Key takeaways from this test:
- Spizzirri’s backhand held firm against top five pace.
- His decision making stayed sharp in a charged setting.
- First strike patterns worked early, then Sinner solved them.
- The composure never wavered, even after momentum swings.
This is the blueprint for a young pro trying to climb. You learn the ball. You learn the speed. You learn how small the margins are when one honest word can flip a game, and when one short return can flip a set.
Teach young players this clip. Own the call, then own the next point. Fair play and focus can live together.
Why this resonates beyond the score
Tennis runs on a code. It always has. The chair is there, but the player still carries the final burden of truth on many close plays. When that code holds in a Grand Slam match, on a show court, with a top star on the other side, everyone feels it. Fans remember. Peers watch. Officials trust a little more.
Spizzirri did more than make the right call.
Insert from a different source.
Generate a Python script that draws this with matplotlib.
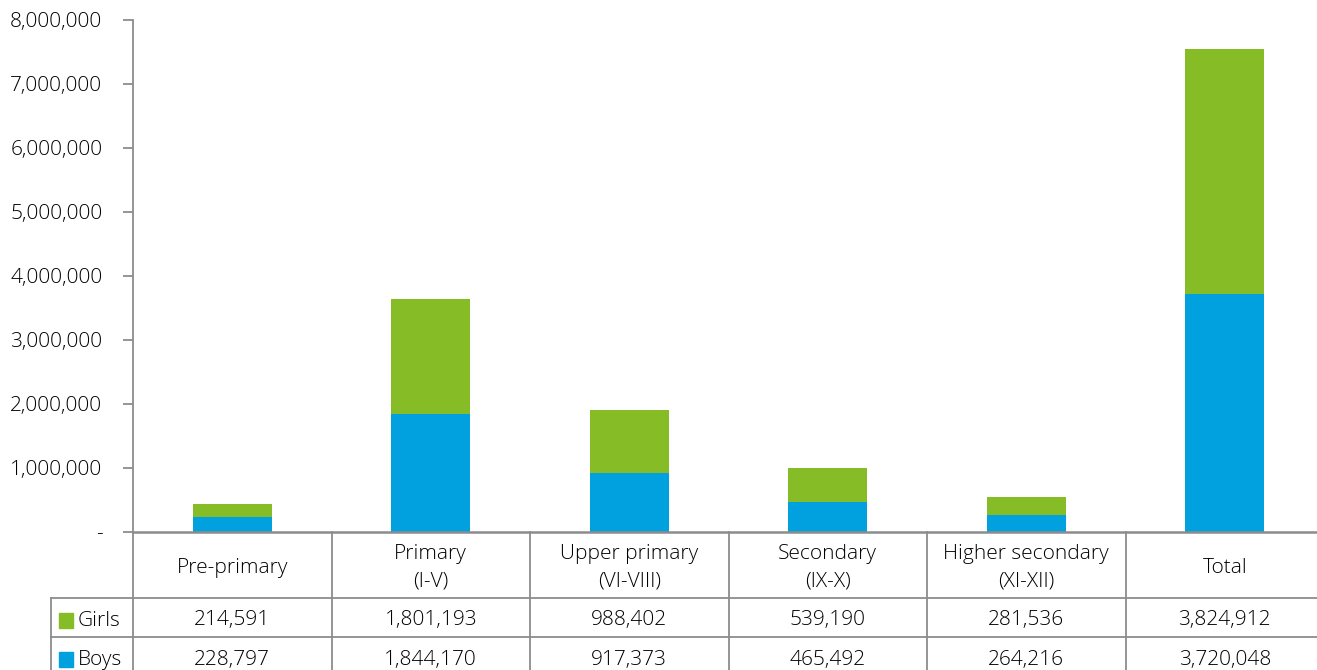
import matplotlib
matplotlib.use("Agg")
import matplotlib.pyplot as plt
from matplotlib.ticker import FuncFormatter
from matplotlib.patches import Rectangle

plt.rcParams['font.family'] = ['Open Sans', 'DejaVu Sans']
plt.rcParams['font.weight'] = 'light'

# data
categories = ["Pre-primary", "Primary\n(I-V)", "Upper primary\n(VI-VIII)",
              "Secondary\n(IX-X)", "Higher secondary\n(XI-XII)", "Total"]
girls = [214591, 1801193, 988402, 539190, 281536, 3824912]
boys = [228797, 1844170, 917373, 465492, 264216, 3720048]

green = "#86BC25"
blue = "#00A1DE"
line_col = "#8c8c8c"
txt_col = "#000000"
fs = 15

fig = plt.figure(figsize=(13.17, 6.7), dpi=100)
ax = fig.add_axes([133 / 1317, 1 - 532 / 670, 1191 / 1317, 512 / 670])

x = list(range(len(categories)))
ax.bar(x, boys, width=0.40, color=blue, zorder=2)
ax.bar(x, girls, width=0.40, bottom=boys, color=green, zorder=2)

ax.set_xlim(-0.5, len(categories) - 0.5)
ax.set_ylim(0, 8000000)
ax.set_yticks(range(0, 8000001, 1000000))
ax.yaxis.set_major_formatter(FuncFormatter(lambda v, p: "-" if v == 0 else f"{int(v):,}"))
ax.tick_params(axis='y', length=7, width=1.3, color=line_col, pad=15,
               labelsize=fs, labelcolor=txt_col)
ax.set_xticks([])
for s in ['top', 'right']:
    ax.spines[s].set_visible(False)
ax.spines['left'].set_color(line_col)
ax.spines['left'].set_linewidth(1.3)
ax.spines['bottom'].set_color(line_col)
ax.spines['bottom'].set_linewidth(1.8)

# data table under the axis
tr = ax.get_xaxis_transform()
h_head = 66 / 512
h_row = 39 / 512
y_head = -h_head
y_g = y_head - h_row
y_b = y_g - h_row
x_lab = -0.5 - 82 / 198.5
lw = 1.3
dy = 3 / 512

def hline(y, x0, x1):
    ax.plot([x0, x1], [y, y], color=line_col, lw=lw, transform=tr, clip_on=False)

def vline(xv, y0, y1):
    ax.plot([xv, xv], [y0, y1], color=line_col, lw=lw, transform=tr, clip_on=False)

hline(y_head, x_lab, len(categories) - 0.5)
hline(y_g, x_lab, len(categories) - 0.5)
hline(y_b, x_lab, len(categories) - 0.5)
vline(x_lab, y_head, y_b)
for i in range(len(categories) + 1):
    vline(i - 0.5, 0, y_b)

for i, c in enumerate(categories):
    ax.text(i, y_head / 2 - dy, c, ha='center', va='center', fontsize=fs,
            color=txt_col, transform=tr, linespacing=1.5)
    ax.text(i, y_head - h_row / 2 - dy, f"{girls[i]:,}", ha='center', va='center',
            fontsize=fs, color=txt_col, transform=tr)
    ax.text(i, y_g - h_row / 2 - dy, f"{boys[i]:,}", ha='center', va='center',
            fontsize=fs, color=txt_col, transform=tr)

for yc, name, col in [(y_head - h_row / 2, "Girls", green), (y_g - h_row / 2, "Boys", blue)]:
    ax.add_patch(Rectangle((x_lab + 0.04, yc - 0.014 - dy), 0.072, 0.028, color=col,
                           transform=tr, clip_on=False))
    ax.text(x_lab + 0.135, yc - dy, name, ha='left', va='center', fontsize=fs,
            color=txt_col, transform=tr)

fig.savefig("out.png", dpi=100)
He changed the temperature of a match with one gesture. He showed the sport the version of itself that players and coaches believe in. You could feel the edge leave the building. You could see the tennis get cleaner right after.
For the American, this night should travel with him. It proves he has the poise for big rooms and the game to stretch elite opponents. The Federer reps, the college grind, the quiet hours on outer courts, all of it showed up when the lights hit.
Conclusion: Sinner got the win. Spizzirri got something else, and it may last longer. Respect from a stadium. Confidence from a test passed. A calling card that says he belongs at this level. If he keeps this mix of honesty and heavy ball, the next headline might be about a breakthrough, not just a moment.